Hace pocos meses Corina sentía que su vida era perfecta. Tenía un padre ejemplar, Edmundo, quien la educó solo desde que ella tenía 8 años, ya que su madre había perdido la batalla ante el cáncer de senos. Aunque eran una pequeña familia, eran felices, tenía un padre amoroso, entregado a su hija, comprensivo y a quien ella le contaba casi todo, era su mejor amigo. También tenía un esposo que para ella era perfecto, consideraba que era un hombre caballeroso, atractivo, comprensivo y fiel, la ayudaba en lo que podía, ya tenían siete años casados. Poseía un trabajo que disfrutaba y que era bien remunerado. Habían adquirido una hermosa casa con un gran jardín, como siempre había soñado, pues, los jardines le recordaban a Amelia, su madre, ahora deseaba con ansias que un pequeño retoño al fin llegara a la familia. ¡Qué más podía pedirle a la vida!

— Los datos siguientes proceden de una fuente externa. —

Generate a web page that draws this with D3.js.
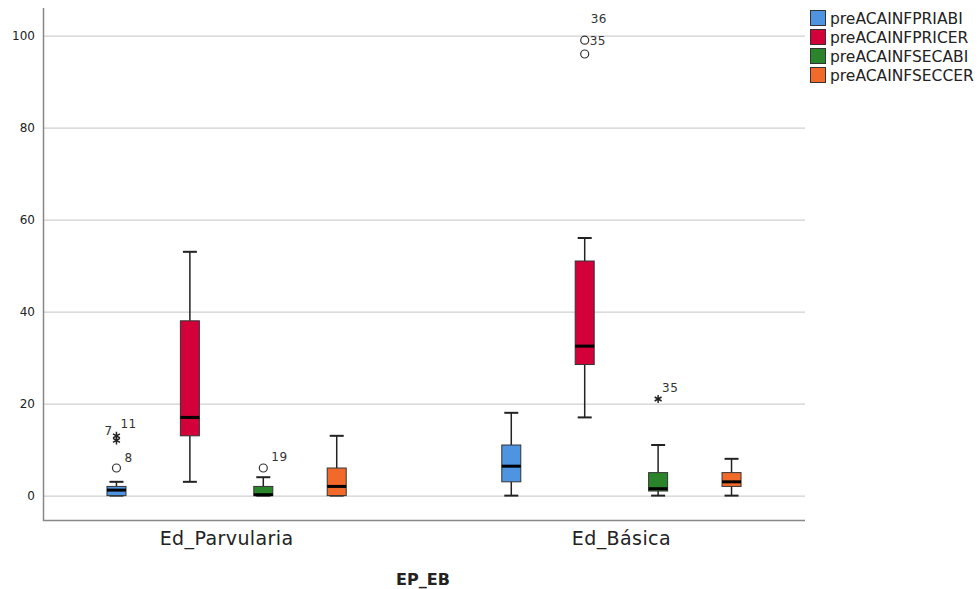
<!DOCTYPE html>
<html><head><meta charset="utf-8">
<script src="https://cdn.jsdelivr.net/npm/d3@7/dist/d3.min.js"></script>
<style>body{margin:0;background:#fff}svg{display:block}</style>
</head><body><svg id="c" width="979" height="589"></svg>
<script>
const groups = ["Ed_Parvularia", "Ed_Básica"];
const series = ["preACAINFPRIABI", "preACAINFPRICER", "preACAINFSECABI", "preACAINFSECCER"];
const colors = ["#4f94e0", "#d4003a", "#2a852a", "#f26a2a"];
// [whiskerLow, q1, median, q3, whiskerHigh] per group per series
const parvulariaStats = [[0, 0, 1.2, 2, 3], [3, 13, 17, 38, 53], [0, 0, 0.2, 2, 4], [0, 0, 2, 6, 13]];
const basicaStats = [[0, 3, 6.4, 11, 18], [17, 28.5, 32.5, 51, 56], [0, 1, 1.5, 5, 11], [0, 2, 3, 5, 8]];
// outliers: [group, series, value, type, label, labelDx, labelDy]
const outliers = [
  [0, 0, 6, "o", "8", 8, -6],
  [0, 0, 12, "*", "7", -12, -5],
  [0, 0, 13, "*", "11", 4, -8],
  [0, 2, 6, "o", "19", 8, -7],
  [1, 1, 99, "o", "35", 5, 5],
  [1, 1, 96, "o", "", 0, 0],
  [1, 2, 21, "*", "35", 4, -7]
];
const extraLabels = [[1, 1, 103.5, "36", 6, 3]];
const yTicks = [0, 20, 40, 60, 80, 100];

const svg = d3.select("#c");
const L = 43, R = 805, T = 8, B = 520;
const y = d3.scaleLinear().domain([-5.3, 106]).range([B, T]);
const xg = d3.scaleBand().domain(groups).range([L, R]).paddingInner(0.1).paddingOuter(0.015);
const xs = d3.scalePoint().domain(series).range([0, xg.bandwidth()]).padding(0.92);
const allStats = [parvulariaStats, basicaStats];

// grid
svg.append("g").selectAll("line").data(yTicks).join("line")
  .attr("x1", L).attr("x2", R).attr("y1", d => y(d) + 0.5).attr("y2", d => y(d) + 0.5)
  .attr("stroke", "#c4c4c4").attr("stroke-width", 1);

// axes
const ya = d3.axisLeft(y).tickValues(yTicks).tickSize(0).tickPadding(8);
const yg = svg.append("g").attr("transform", `translate(${L},0)`).call(ya);
yg.select(".domain").remove();
yg.selectAll("text").attr("font-family", "DejaVu Sans").attr("font-size", 12).attr("fill", "#222");
svg.append("line").attr("x1", L + 0.5).attr("x2", L + 0.5).attr("y1", T).attr("y2", B + 1)
  .attr("stroke", "#888").attr("stroke-width", 1.5);
svg.append("line").attr("x1", L).attr("x2", R).attr("y1", B + 0.5).attr("y2", B + 0.5)
  .attr("stroke", "#888").attr("stroke-width", 1.5);

const xa = d3.axisBottom(xg).tickSize(0).tickPadding(12);
const xgG = svg.append("g").attr("transform", `translate(0,${B})`).call(xa);
xgG.select(".domain").remove();
xgG.selectAll("text").attr("font-family", "DejaVu Sans").attr("font-size", 19).attr("letter-spacing", 0.4).attr("fill", "#222");

svg.append("text").attr("x", 423).attr("y", 585).attr("text-anchor", "middle")
  .attr("font-family", "DejaVu Sans").attr("font-size", 16).attr("font-weight", "bold").attr("fill", "#222")
  .text("EP_EB");

const bw = 19, cap = 14;
function cx(gi, si) { return xg(groups[gi]) + xs(series[si]); }

groups.forEach((g, gi) => {
  series.forEach((s, si) => {
    const [lo, q1, med, q3, hi] = allStats[gi][si];
    const c = cx(gi, si);
    const gG = svg.append("g");
    gG.append("line").attr("x1", c).attr("x2", c).attr("y1", y(hi)).attr("y2", y(q3)).attr("stroke", "#222").attr("stroke-width", 1.5);
    gG.append("line").attr("x1", c).attr("x2", c).attr("y1", y(q1)).attr("y2", y(lo)).attr("stroke", "#222").attr("stroke-width", 1.5);
    gG.append("line").attr("x1", c - cap / 2).attr("x2", c + cap / 2).attr("y1", y(hi)).attr("y2", y(hi)).attr("stroke", "#222").attr("stroke-width", 2);
    gG.append("line").attr("x1", c - cap / 2).attr("x2", c + cap / 2).attr("y1", y(lo)).attr("y2", y(lo)).attr("stroke", "#222").attr("stroke-width", 2);
    gG.append("rect").attr("x", c - bw / 2).attr("width", bw).attr("y", y(q3)).attr("height", Math.max(1, y(q1) - y(q3)))
      .attr("fill", colors[si]).attr("stroke", "#333").attr("stroke-width", 1);
    gG.append("line").attr("x1", c - bw / 2).attr("x2", c + bw / 2).attr("y1", y(med)).attr("y2", y(med)).attr("stroke", "#000").attr("stroke-width", 3);
  });
});

const starPath = (() => {
  const r = 4, p = d3.path();
  for (let k = 0; k < 3; k++) {
    const a = Math.PI / 2 + k * Math.PI / 3;
    p.moveTo(r * Math.cos(a), r * Math.sin(a));
    p.lineTo(-r * Math.cos(a), -r * Math.sin(a));
  }
  return p.toString();
})();

outliers.forEach(([gi, si, v, t, lab, dx, dy]) => {
  const c = cx(gi, si), py = y(v);
  if (t === "o") {
    svg.append("circle").attr("cx", c).attr("cy", py).attr("r", 4).attr("fill", "none").attr("stroke", "#333").attr("stroke-width", 1.2);
  } else {
    svg.append("path").attr("d", starPath).attr("transform", `translate(${c},${py})`).attr("stroke", "#222").attr("stroke-width", 1.5).attr("fill", "none");
  }
  if (lab) svg.append("text").attr("x", c + dx).attr("y", py + dy).attr("font-family", "DejaVu Sans").attr("font-size", 12).attr("letter-spacing", 0.5).attr("fill", "#333").text(lab);
});
extraLabels.forEach(([gi, si, v, lab, dx, dy]) => {
  svg.append("text").attr("x", cx(gi, si) + dx).attr("y", y(v) + dy).attr("font-family", "DejaVu Sans").attr("font-size", 12).attr("letter-spacing", 0.5).attr("fill", "#333").text(lab);
});

// legend
const lg = svg.append("g").attr("transform", "translate(810,10)");
series.forEach((s, i) => {
  const r = lg.append("g").attr("transform", `translate(0,${i * 19})`);
  r.append("rect").attr("x", 0.5).attr("y", 0.5).attr("width", 15).attr("height", 15).attr("fill", colors[i]).attr("stroke", "#333").attr("stroke-width", 1);
  r.append("text").attr("x", 20).attr("y", 13.5).attr("font-family", "DejaVu Sans").attr("font-size", 15.5).attr("fill", "#222").text(s);
});
</script></body></html>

El 15 de mayo era el séptimo aniversario de Corina y su esposo, llovía fuertemente, como nunca; Rubén le pedía que se quedara acurrucada con él, no iría a trabajar, pero ella no podía, tenía que asistir obligatoriamente a resolver unos pendientes en la oficina. En realidad, había planificado ese día durante meses; Rubén siempre había querido conocer Italia y Corina le daría ese regalo como una sorpresa cuando llegara a casa. Partirían esa misma tarde.

Eran las diez de la mañana y Corina ya había dejado todo en orden en la oficina para las próximas dos semanas, ahora se dirigía a casa de su padre, se despediría de él. Tocó la puerta varias veces y se dio cuenta de que no estaba, por lo que siguió hacia su casa muy emocionada para darle la sorpresa a Rubén, pensó en pasar de nuevo a casa de su padre antes de ir al aeropuerto, no podía irse sin despedirse de él.

Cuando Corina llegó entró cuidadosamente para sorprender a su esposo, supuso que estaba dormido, pues, el clima lluvioso se prestaba para eso; abrió lentamente la puerta de la habitación y nada la había preparado para aquella escena.

Ahí estaban, su padre y Rubén, abrazados, desnudos, juntos, piel con piel y besándose apasionadamente. Corina se llevó una mano para tapar su boca y no dejar escapar algún sonido, sus lágrimas brotaban incontrolablemente; observó por unos largos segundos esa escena tan desgarradora para ella, pensaba que era una pesadilla, tal hecho no podía ser real; por tal motivo, observó y observó, esperando que esa alucinación se disipara; de pronto, Edmundo se percató de que ahí, justo en la puerta, estaba su hija. Inmediatamente empujó a Rubén con toda la fuerza que tenía que lo sacó de la cama, a su vez, se levantó brúscamente con una mano hacia su hija y otra intentando tapar su sexo desnudo:

—¡Hija, espera, ven, déjame explicarte...!

Corina se apartó para evitar que su padre la tocara y con voz ronca y entrecortada, sólo preguntó:

—¿Desde cuándo? —Fueron las palabras que pudieron articular sus labios. Mientras Rubén tomaba una sábana y se la colocaba en la cintura cuando se ponía de pie.

Rubén y Edmundo se miraron, con rostros angustiados y dolidos por lo que le habían hecho a Corina y lo que le dirían, pero en un abrir y cerrar de ojos ella había salido de la habitación, sin decir nada más. No quería saber la respuesta a su pregunta, ya que no había ningún tipo de excusa ni explicación para semejante traición de los hombres que más amaba. Rubén salió corriendo tras ella, no quería perderla; fue en vano, ya ella se había marchado.

El corazón de Corina se destruyó en mil pedazos, aquella mujer radiante y sonriente, segura de sí misma, que vivía en una burbuja de ingenua felicidad acababa de morir.